"The hypothesis is that if the kids are telling you about something, you might listen and learn better."
School for the Environment Interim Dean Bob Chen has put ostriches on the MBTA to tell people about climate change, and he’s let kids do the talking through their artwork on the T. Last month the National Science Foundation awarded a four-year, $3 million grant to Chen, Jill H. Lohmeier of UMass Lowell, and Steven Schrock of the University of Kansas to create a climate change education model that can be replicated all over the country, and even internationally. UMass Boston’s portion of the grant is $1,404,452.
“We feel that there’s a lot of concepts about climate change that are difficult for the public to understand,” Chen said. “It’s long-term, it’s complex, there’s uncertainly based around it. And we’re not the only ones that are thinking about how to explain, teach, engage the public, especially the adult public, on climate change issues.”
The project is called Collaborative Research: Cool Science: Art as a Vehicle for Intergenerational Learning. It builds upon the idea that the former director of science education of UMass Lowell, the late David Lustick, had—that children can engage other children on science and technology topics through their art. Chen is the “science guy” on the project.

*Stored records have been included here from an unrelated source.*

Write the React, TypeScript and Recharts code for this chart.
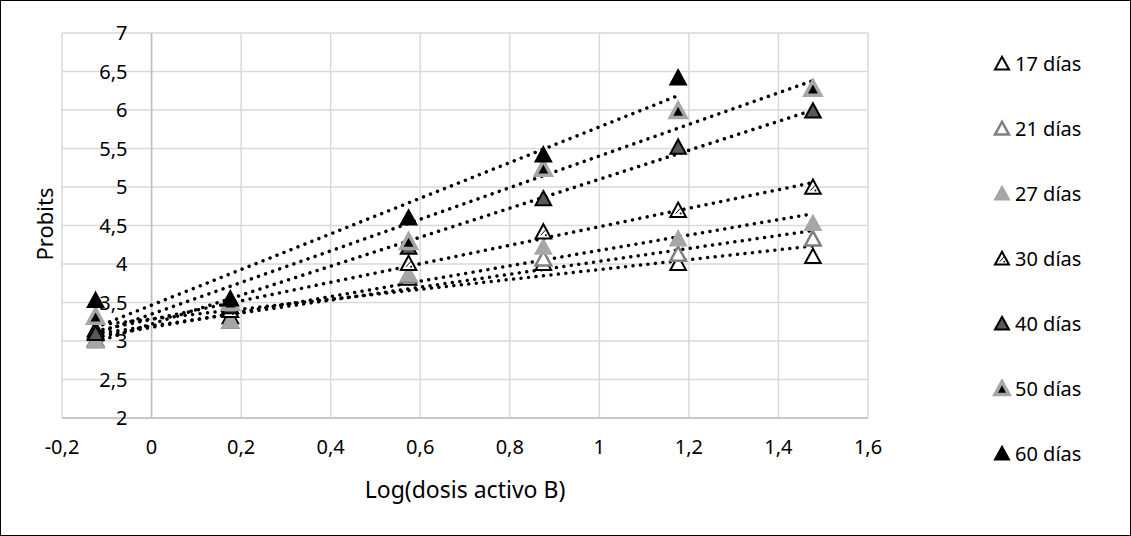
import {
  CartesianGrid,
  ReferenceLine,
  Scatter,
  ScatterChart,
  XAxis,
  YAxis,
} from "recharts";

// log10 of the dose of active B
const logDose = [-0.125, 0.176, 0.574, 0.875, 1.176, 1.477];

// probits per exposure time
const dias17 = [3.12, 3.32, 3.82, 4.01, 4.01, 4.1];
const dias21 = [3.02, 3.26, 3.85, 4.07, 4.13, 4.33];
const dias27 = [3.0, 3.26, 3.87, 4.22, 4.33, 4.53];
const dias30 = [3.15, 3.4, 4.01, 4.42, 4.7, 5.0];
const dias40 = [3.1, 3.45, 4.22, 4.85, 5.52, 5.99];
const dias50 = [3.32, 3.5, 4.29, 5.24, 5.99, 6.28];
const dias60 = [3.53, 3.55, 4.6, 5.42, 6.42];

const xTicks = [-0.2, 0, 0.2, 0.4, 0.6, 0.8, 1, 1.2, 1.4, 1.6];
const yTicks = [2, 2.5, 3, 3.5, 4, 4.5, 5, 5.5, 6, 6.5, 7];

const W = 1131;
const H = 536;
const PLOT = { left: 62, top: 33, right: 868, bottom: 418 };
const X_DOMAIN: [number, number] = [-0.2, 1.6];
const Y_DOMAIN: [number, number] = [2, 7];
const AXIS_W = 50;
const AXIS_H = 50;
const FONT = "'Noto Sans', 'Open Sans', sans-serif";

type MarkerStyle = { fill: string; stroke: string; sw: number; hatch?: boolean };

const series: { name: string; values: number[]; marker: MarkerStyle }[] = [
  { name: "17 días", values: dias17, marker: { fill: "#fff", stroke: "#000", sw: 2 } },
  { name: "21 días", values: dias21, marker: { fill: "#fff", stroke: "#7f7f7f", sw: 2.5 } },
  { name: "27 días", values: dias27, marker: { fill: "#a6a6a6", stroke: "#a6a6a6", sw: 2 } },
  { name: "30 días", values: dias30, marker: { fill: "#fff", stroke: "#000", sw: 2, hatch: true } },
  { name: "40 días", values: dias40, marker: { fill: "#595959", stroke: "#000", sw: 2 } },
  { name: "50 días", values: dias50, marker: { fill: "#000", stroke: "#a6a6a6", sw: 3.5 } },
  { name: "60 días", values: dias60, marker: { fill: "#000", stroke: "#000", sw: 2 } },
];

const fmt = (v: number) => String(v).replace(".", ",");

// least squares, same as the excel linear trendline
function trend(values: number[]) {
  const xs = logDose.slice(0, values.length);
  const n = values.length;
  const mx = xs.reduce((a, b) => a + b, 0) / n;
  const my = values.reduce((a, b) => a + b, 0) / n;
  let sxy = 0;
  let sxx = 0;
  xs.forEach((x, i) => {
    sxy += (x - mx) * (values[i] - my);
    sxx += (x - mx) * (x - mx);
  });
  const slope = sxy / sxx;
  const icpt = my - slope * mx;
  const x0 = xs[0];
  const x1 = xs[n - 1];
  return [
    { x: x0, y: icpt + slope * x0 },
    { x: x1, y: icpt + slope * x1 },
  ];
}

function Triangle({ cx, cy, m, scale = 1 }: { cx: number; cy: number; m: MarkerStyle; scale?: number }) {
  const w = 7.8 * scale;
  const t = 7.5 * scale;
  const b = 6.8 * scale;
  return (
    <g>
      <path
        d={`M${cx},${cy - t}L${cx + w},${cy + b}L${cx - w},${cy + b}Z`}
        fill={m.fill}
        stroke={m.stroke}
        strokeWidth={m.sw}
        strokeLinejoin="miter"
      />
      {m.hatch && (
        <>
          <line x1={cx - 2.5 * scale} y1={cy + 3.5 * scale} x2={cx + 2 * scale} y2={cy - 1.5 * scale} stroke="#000" strokeWidth={1} />
          <circle cx={cx + 2.5 * scale} cy={cy + 3.5 * scale} r={1 * scale} fill="#000" />
        </>
      )}
    </g>
  );
}

// excel puts the vertical axis where x = 0
const zeroX =
  PLOT.left + ((0 - X_DOMAIN[0]) / (X_DOMAIN[1] - X_DOMAIN[0])) * (PLOT.right - PLOT.left);

function YTick(props: any) {
  const { y, payload } = props;
  return (
    <text x={zeroX - 24} y={y} dy="0.35em" textAnchor="end" fontSize={20} fill="#000" fontFamily={FONT}>
      {fmt(payload.value)}
    </text>
  );
}

function XTick(props: any) {
  const { x, payload } = props;
  return (
    <text x={x} y={PLOT.bottom + 29} dy="0.35em" textAnchor="middle" fontSize={20} fill="#000" fontFamily={FONT}>
      {fmt(payload.value)}
    </text>
  );
}

export default function App() {
  return (
    <div
      style={{
        position: "absolute",
        left: 0,
        top: 0,
        width: W,
        height: H,
        boxSizing: "border-box",
        border: "1px solid #000",
        background: "#fff",
        fontFamily: FONT,
      }}
    >
      <div style={{ position: "absolute", left: -1, top: -1 }}>
        <ScatterChart
          width={W}
          height={H}
          margin={{
            top: PLOT.top,
            right: W - PLOT.right,
            bottom: H - PLOT.bottom - AXIS_H,
            left: PLOT.left - AXIS_W,
          }}
        >
          <CartesianGrid stroke="#d9d9d9" strokeWidth={1.5} />
          <XAxis
            type="number"
            dataKey="x"
            domain={X_DOMAIN}
            ticks={xTicks}
            interval={0}
            height={AXIS_H}
            tickLine={false}
            axisLine={{ stroke: "#bfbfbf", strokeWidth: 1.5 }}
            tick={XTick}
            allowDataOverflow
          />
          <YAxis
            type="number"
            dataKey="y"
            domain={Y_DOMAIN}
            ticks={yTicks}
            interval={0}
            width={AXIS_W}
            tickLine={false}
            axisLine={false}
            tick={YTick}
            allowDataOverflow
          />
          <ReferenceLine x={0} stroke="#bfbfbf" strokeWidth={1.5} />
          {series.map((s) => (
            <Scatter
              key={s.name}
              name={s.name}
              data={s.values.map((y, i) => ({ x: logDose[i], y }))}
              isAnimationActive={false}
              shape={(p: any) => <Triangle cx={p.cx} cy={p.cy} m={s.marker} />}
            />
          ))}
          {series.map((s) => (
            <ReferenceLine
              key={"t" + s.name}
              segment={trend(s.values)}
              stroke="#000"
              strokeWidth={3.5}
              strokeDasharray="0.01 7.5"
              strokeLinecap="round"
            />
          ))}
        </ScatterChart>
      </div>

      {/* axis titles */}
      <div
        style={{
          position: "absolute",
          left: 464,
          top: 488,
          transform: "translate(-50%, -50%)",
          fontSize: 23,
          color: "#000",
          whiteSpace: "nowrap",
        }}
      >
        Log(dosis activo B)
      </div>
      <div
        style={{
          position: "absolute",
          left: 43,
          top: 223,
          transform: "translate(-50%, -50%) rotate(-90deg)",
          fontSize: 22,
          color: "#000",
          whiteSpace: "nowrap",
        }}
      >
        Probits
      </div>

      {/* legend */}
      <div style={{ position: "absolute", left: 991, top: 49 }}>
        {series.map((s) => (
          <div
            key={s.name}
            style={{ display: "flex", alignItems: "center", height: 26, marginBottom: 39, whiteSpace: "nowrap" }}
          >
            <svg width={20} height={18} style={{ marginRight: 3 }}>
              <Triangle cx={10} cy={9.5} m={s.marker} scale={0.9} />
            </svg>
            <span style={{ fontSize: 20, color: "#000" }}>{s.name}</span>
          </div>
        ))}
      </div>
    </div>
  );
}
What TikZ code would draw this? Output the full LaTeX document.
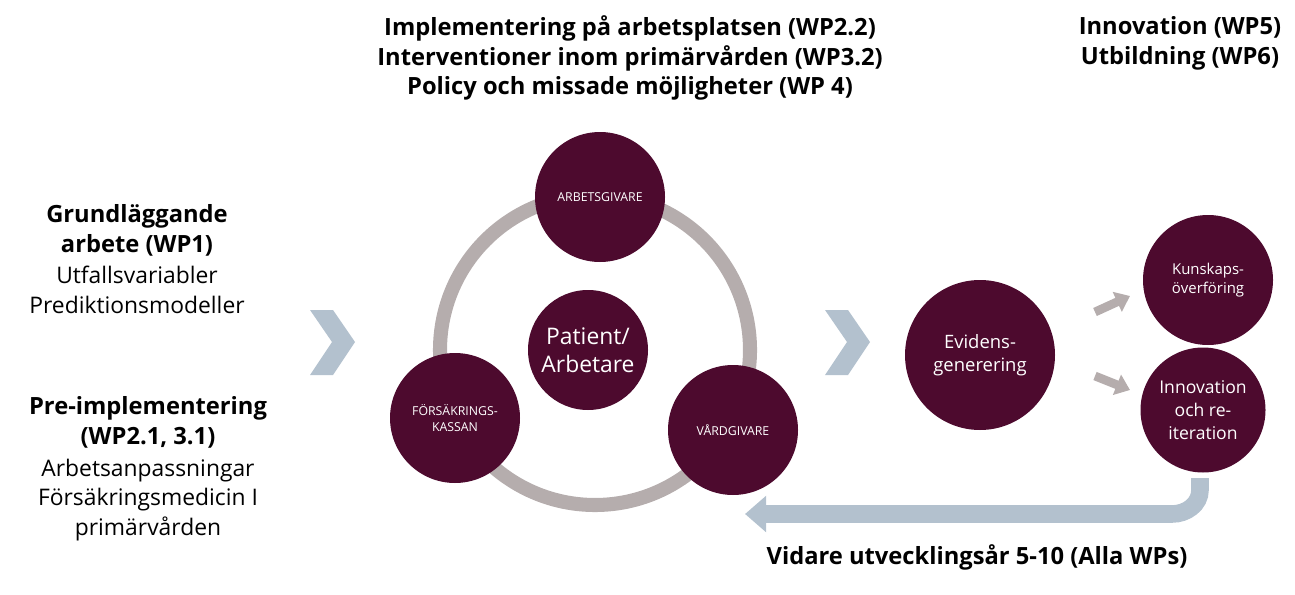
\documentclass[tikz,border=0pt]{standalone}
\usepackage{fontspec}
\setmainfont{Open Sans}
\usetikzlibrary{arrows.meta}
\definecolor{plum}{HTML}{4D0A2E}
\definecolor{ring}{HTML}{B5ADAD}
\definecolor{blu}{HTML}{B3C1CE}
\begin{document}
\begin{tikzpicture}[x=0.02cm,y=-0.02cm,
  dot/.style={circle,fill=plum,text=white,align=center,inner sep=0pt},
  hd/.style={align=center,font=\fontsize{13.5}{17}\selectfont\bfseries},
  bd/.style={align=center,font=\fontsize{13}{17}\selectfont},
  chev/.style={fill=blu,draw=none}]
\useasboundingbox (0,0) rectangle (1295,595);
% ring
\draw[ring,line width=8pt] (595,350) circle (155);
\node[dot,minimum size=130*0.02cm,font=\fontsize{7}{9}\selectfont] (a) at (600,197) {ARBETSGIVARE};
\node[dot,minimum size=130*0.02cm,font=\fontsize{7}{9}\selectfont] (f) at (455,418) {FÖRSÄKRINGS-\\KASSAN};
\node[dot,minimum size=130*0.02cm,font=\fontsize{7}{9}\selectfont] (v) at (733,430) {VÅRDGIVARE};
\node[dot,minimum size=120*0.02cm,font=\fontsize{13}{16}\selectfont] (p) at (588,350) {Patient/\\Arbetare};
\node[dot,minimum size=150*0.02cm,font=\fontsize{10.5}{13}\selectfont] (e) at (980,355) {Evidens-\\generering};
\node[dot,minimum size=130*0.02cm,font=\fontsize{8.5}{11}\selectfont] (k) at (1208,280) {Kunskaps-\\överföring};
\node[dot,minimum size=125*0.02cm,font=\fontsize{10}{13}\selectfont] (i) at (1203,410) {Innovation\\och re-\\iteration};
% chevrons
\fill[chev] (310,310) -- (333,310) -- (355,342) -- (333,375) -- (310,375) -- (332,342) -- cycle;
\fill[chev] (825,310) -- (848,310) -- (870,342) -- (848,375) -- (825,375) -- (847,342) -- cycle;
% small arrows
\coordinate (s1) at (1095,312); \coordinate (t1) at (1130,296);
\coordinate (s2) at (1095,376); \coordinate (t2) at (1130,390);
\draw[ring,line width=5pt,-{Triangle[length=8pt,width=12pt]}] (s1) -- (t1);
\draw[ring,line width=5pt,-{Triangle[length=8pt,width=12pt]}] (s2) -- (t2);
% return arrow
\coordinate (r0) at (1200,478); \coordinate (r1) at (745,514);
\draw[blu,line width=10pt,-{Triangle[length=12pt,width=20pt]}] (r0) -- (1200,490) to[out=-90,in=0] (1172,514) -- (r1);
% texts
\node[hd] (t) at (630,58) {Implementering på arbetsplatsen (WP2.2)\\Interventioner inom primärvården (WP3.2)\\Policy och missade möjligheter (WP 4)};
\node[hd] (w) at (1180,43) {Innovation (WP5)\\Utbildning (WP6)};
\node[hd] (g) at (137,230) {Grundläggande\\arbete (WP1)};
\node[bd] (g2) at (137,290) {Utfallsvariabler\\Prediktionsmodeller};
\node[hd] (pi) at (148,422) {Pre-implementering\\(WP2.1, 3.1)};
\node[bd] (pi2) at (148,500) {Arbetsanpassningar\\Försäkringsmedicin I\\primärvården};
\node[hd] (vu) at (977,557) {Vidare utvecklingsår 5-10 (Alla WPs)};
\end{tikzpicture}
\end{document}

“The hypothesis is that if the kids are telling you about something, you might listen and learn better, and if they’re telling you to do something, you might do it. [And] to engage the kids as empowered teachers will get them to learn better themselves,” Chen said.
Local Boys & Girls Clubs, museums, and other community partners will get a curriculum, materials, and a small stipend to conduct one-day informal art and science workshops as part of the project. There will be 20 mentors and 200 student artists in each region, but others can also upload submissions to coolscience.net.
Six artists will have their work featured on buses in the Merrimack Valley, Worcester, Kansas City, and Topeka over the course of a month. The bus posters will include an artist’s statement and a QR code connected to additional information. UMass Boston, UMass Lowell, and University of Kansas student evaluators will stand at bus stops before and after the advertising campaign to see what, if anything, adults learn through the student art. Chen is partnering with Schrock, the director of the University of Kansas Transportation Center, to show the climate change message is one that can be shown, taught, and understood even in landlocked areas.
“The fundamental understanding is the fundamental understanding—we can teach science anywhere—but there may be regional contexts near the ocean, on the land,” Chen said. “We have different jobs here than there. We have a different cultural, societal context, a discussion in the newspaper, events, political contexts, all of those things are different, and so how can we compare the regional learning in Massachusetts versus Kansas, and that’s a really interesting goal.”
There will also be a celebration event at the end of the campaign where students are invited to express their views on climate change in other ways.
“It could be a poetry reading, it could be a dance, it could be a sculpture,” Chen said. “We’ll get town managers and parents and sort of have a celebration of an understanding of extreme weather events and how they impact us and what the solutions are.”